Thursday, 27 November 2014

little voices

so i was seeing the link to this "let it go" youtube parody all over the place a while back but had never actually watched it...



WHAT???? i know i know, sometimes i do really feel like i live under a rock.  f and w only actually saw the frozen for the first time a couple of months ago but don't worry...

they (especially f) have more than made up for it. turns out that while he hasn't given up all the other things he WUVS SO MUCH, he has definitely developed a crush on those princesses...

he has also developed a love for that song.

in fact, he sings it so much that his fourteen month old brother also like to try to belt it out with him.

oh wait for the best part though. they like to sing it together to me when i am about to lose it. yes that's right folks, my boys tell me to "let it go" on a pretty regular basis.

ok well maybe they aren't quite that clear in their intention. maybe they are just trying to serenade their hardworking mama to brighten her day...

or maybe they are just enjoying making beautiful noise together.


nonetheless, the first time it happened, i was truly on the verge of meltdown. they were fine. clearly. i mean they just started belting it out in unison so i would say they were doing ok ;)


my impending rage stopped dead. hang on a second...


did my three year old just tell me...





hmmm.. sure sounds like it.. haha.

did my one year old just echo the sentiment?


well go figure, maybe we are born knowing exactly what we need to do ;)


thx guys. xx


blessings all :)


b.


p.s. - you may also enjoy this recent post on luv snaps ;)

Tuesday, 25 November 2014

guest post by mama tanya / ponders on aging gracefully... or not - take one

i am so delighted to welcome this beautifully poignant guest post by my (as you may have guessed it ;)) equally poignant and beautiful friend who i shall refer to from here on out as... 

mama t :)

while i have many amazing mama friends, mama t and i share the bond of having three year old boys' and incidentally spend quite a bit of time together these days with her being on mat leave with her second little beauty, baby h :) 

when mama t is not being so fabulously free for playdate time (btw, we know she is needed elsewhere, but we aren't really down with how it messes with her time with us! haha), she is a nurturer and stretcher of young minds working her magic in a profession of which i could not have MORE RESPECT for. seriously. you teachers are the bomb.

it's usually safe to day that mama t and i are generally on the same wavelength so to speak. we often have some pretty in depth and very candid discussions about life right now. lately we've been talking a lot about age which is something i have had on the brain to be writing about for some time now. when i asked her to write a bit for the blog i was super excited to read her brilliantly honest submission. 
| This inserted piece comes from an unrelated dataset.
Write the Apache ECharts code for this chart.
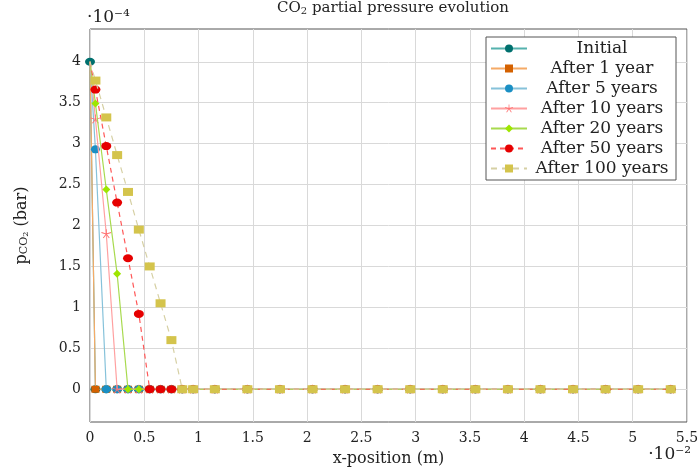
<!DOCTYPE html>
<html>
<head>
<meta charset="utf-8">
<script src="https://cdn.jsdelivr.net/npm/echarts@6/dist/echarts.min.js"></script>
<style>
  html, body { margin: 0; padding: 0; background: #ffffff; }
  #chart { width: 700px; height: 470px; }
</style>
</head>
<body>
<div id="chart"></div>
<script>
// Cell-centre positions along the domain (units of 1e-2 m); the first entry is the boundary.
const xPositions = [0, 0.05, 0.15, 0.25, 0.35, 0.45, 0.55, 0.65, 0.75, 0.85, 0.95,
  1.15, 1.45, 1.75, 2.05, 2.35, 2.65, 2.95, 3.25, 3.55, 3.85, 4.15, 4.45, 4.75, 5.05, 5.35];

const seriesNames = ['Initial', 'After 1 year', 'After 5 years', 'After 10 years',
  'After 20 years', 'After 50 years', 'After 100 years'];

// CO2 partial pressure profiles (units of 1e-4 bar)
const pInitial = [4, 0, 0, 0, 0, 0, 0, 0, 0, 0, 0, 0, 0, 0, 0, 0, 0, 0, 0, 0, 0, 0, 0, 0, 0, 0];
const pYear1   = [4, 0, 0, 0, 0, 0, 0, 0, 0, 0, 0, 0, 0, 0, 0, 0, 0, 0, 0, 0, 0, 0, 0, 0, 0, 0];
const pYear5   = [4, 2.93, 0, 0, 0, 0, 0, 0, 0, 0, 0, 0, 0, 0, 0, 0, 0, 0, 0, 0, 0, 0, 0, 0, 0, 0];
const pYear10  = [4, 3.30, 1.90, 0, 0, 0, 0, 0, 0, 0, 0, 0, 0, 0, 0, 0, 0, 0, 0, 0, 0, 0, 0, 0, 0, 0];
const pYear20  = [4, 3.49, 2.44, 1.41, 0, 0, 0, 0, 0, 0, 0, 0, 0, 0, 0, 0, 0, 0, 0, 0, 0, 0, 0, 0, 0, 0];
const pYear50  = [4, 3.66, 2.97, 2.28, 1.60, 0.92, 0, 0, 0, 0, 0, 0, 0, 0, 0, 0, 0, 0, 0, 0, 0, 0, 0, 0, 0, 0];
const pYear100 = [4, 3.77, 3.32, 2.86, 2.41, 1.95, 1.50, 1.05, 0.60, 0, 0, 0, 0, 0, 0, 0, 0, 0, 0, 0, 0, 0, 0, 0, 0, 0];

const yTickValues = [0, 0.5, 1, 1.5, 2, 2.5, 3, 3.5, 4];

const FONT = 'DejaVu Serif';

// five-spoke asterisk marker
function asteriskPath() {
  const w = 0.09;
  let d = '';
  for (let k = 0; k < 5; k++) {
    const a = (-90 + 72 * k) * Math.PI / 180;
    const dx = Math.cos(a), dy = Math.sin(a);
    const px = -dy * w, py = dx * w;
    const pts = [[px, py], [dx + px, dy + py], [dx - px, dy - py], [-px, -py]];
    d += 'M' + pts.map(p => (p[0] + 1).toFixed(3) + ' ' + (p[1] + 1).toFixed(3)).join(' L') + ' Z ';
  }
  return 'path://' + d;
}

const styles = [
  { marker: '#00706e', line: '#55b2ae', symbol: 'circle', size: [10, 8], dash: 'solid' },
  { marker: '#d46100', line: '#f5aa66', symbol: 'rect', size: [8, 7], dash: 'solid' },
  { marker: '#1a8fc4', line: '#86c2da', symbol: 'circle', size: [9, 8], dash: 'solid' },
  { marker: '#ff7070', line: '#ffa0a0', symbol: asteriskPath(), size: [10, 9], dash: 'solid' },
  { marker: '#9ee600', line: '#a8da4e', symbol: 'diamond', size: [8, 8], dash: 'solid' },
  { marker: '#e60000', line: '#ff5757', symbol: 'circle', size: [10, 8], dash: [5, 4] },
  { marker: '#d4c44c', line: '#d6d0a4', symbol: 'rect', size: [10, 8], dash: [6, 5] }
];

const profiles = [pInitial, pYear1, pYear5, pYear10, pYear20, pYear50, pYear100];

const series = profiles.map((vals, i) => {
  const st = styles[i];
  const data = xPositions.map((x, j) => {
    // the boundary point carries a marker only for the initial profile
    if (j === 0 && i > 0) return { value: [x, vals[j]], symbol: 'none' };
    return [x, vals[j]];
  });
  return {
    name: seriesNames[i],
    type: 'line',
    data: data,
    symbol: st.symbol,
    symbolSize: st.size,
    showAllSymbol: true,
    itemStyle: { color: st.marker, borderWidth: 0 },
    lineStyle: { color: st.line, width: 1.2, type: st.dash },
    emphasis: { disabled: true },
    animation: false,
    z: 2 + i
  };
});

const chart = echarts.init(document.getElementById('chart'), null, { renderer: 'canvas' });

chart.setOption({
  animation: false,
  backgroundColor: '#ffffff',
  title: {
    text: '{a|CO}{s|2}{a| partial pressure evolution}',
    left: 388,
    textAlign: 'center',
    top: -5,
    textStyle: {
      fontWeight: 'normal',
      rich: {
        a: { fontFamily: FONT, fontSize: 15, fontWeight: 'normal', color: '#222' },
        s: { fontFamily: FONT, fontSize: 10, fontWeight: 'normal', color: '#222', verticalAlign: 'bottom', padding: [6, 0, 0, 0] }
      }
    }
  },
  grid: {
    left: 90, right: 13, top: 29, bottom: 48,
    outerBoundsMode: 'none',
    containLabel: false,
    show: true, borderColor: '#555', borderWidth: 1, backgroundColor: 'transparent'
  },
  legend: {
    orient: 'vertical',
    left: 486,
    top: 37,
    data: seriesNames,
    itemWidth: 36,
    itemHeight: 10,
    itemGap: 3,
    padding: [3, 4, 3, 4],
    backgroundColor: '#ffffff',
    borderColor: '#555',
    borderWidth: 1,
    borderRadius: 0,
    formatter: n => '{t|' + n + '}',
    textStyle: {
      rich: { t: { width: 140, align: 'center', fontFamily: FONT, fontSize: 17, lineHeight: 17, color: '#222' } }
    }
  },
  xAxis: {
    type: 'value',
    min: 0,
    max: 5.5,
    interval: 0.5,
    name: 'x-position (m)',
    nameLocation: 'middle',
    nameGap: 29,
    nameTextStyle: { fontFamily: FONT, fontSize: 16, color: '#222' },
    axisLine: { show: false },
    axisTick: { show: false },
    axisLabel: { fontFamily: FONT, fontSize: 14, color: '#222', margin: 9, formatter: v => String(v) },
    splitLine: { show: true, lineStyle: { color: '#d9d9d9', width: 1 } }
  },
  yAxis: {
    type: 'value',
    min: -0.4,
    max: 4.4,
    name: '{n|p}{s|CO}{t|2}{n| (bar)}',
    nameLocation: 'middle',
    nameRotate: 90,
    nameGap: 60,
    nameTextStyle: {
      rich: {
        n: { fontFamily: FONT, fontSize: 16, color: '#222' },
        s: { fontFamily: FONT, fontSize: 11, color: '#222', verticalAlign: 'bottom', padding: [6, 0, 0, 0] },
        t: { fontFamily: FONT, fontSize: 8, color: '#222', verticalAlign: 'bottom', padding: [9, 0, 0, 0] }
      }
    },
    axisLine: { show: false },
    axisTick: { show: false, customValues: yTickValues },
    axisLabel: { customValues: yTickValues, fontFamily: FONT, fontSize: 14, color: '#222', margin: 9, formatter: v => String(v) },
    splitLine: { show: true, lineStyle: { color: '#d9d9d9', width: 1 } }
  },
  graphic: [
    { type: 'text', left: 87, top: 9, style: { text: '·10⁻⁴', fontFamily: FONT, fontSize: 17, fill: '#222' } },
    { type: 'text', right: 9, top: 446, style: { text: '·10⁻²', fontFamily: FONT, fontSize: 17, fill: '#222' } }
  ],
  series: series
});
</script>
</body>
</html>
age is a funny thing. sure our physical body starts to "go south" (for lack of a more all encompassing description), however the evidence out there as to how much of it is about what's going on in our mind, says it all. right down to the story we make up about how old the face looking back at us in the mirror "appears" and why it is or isn't something we like... 

...why it is or isn't something we accept, something we wake up one morning and just decide to honour, love and appreciate. 

wowzers, can you imagine ;)



the other day at the end of a playdate mama t came out of the bathroom...

"so i have never been much for vanity before," she says, "but i'm really having a hard time these days...." 

she goes on to point out the "creases" around her eyes and laugh "lines" around her mouth. the general stuff we really start to notice around our mid thirties. unsure how we even got here and how strangely, we still "feel" so young.

i laugh and tell her i've been feeling the same way lately forever. i'm pretty sure we're not alone. i'm also pretty sure i think her saying that about herself is hilarious in a way, since when i look at her i think she has beautiful skin that always look vibrant, especially next to my dark sunken eye circles..

haha. yes, since we are all always so easy on ourselves right??


oh if only, it were so easy.

but it's not, it's part of the journey. it's part of the quest of which we often feel so unsure. 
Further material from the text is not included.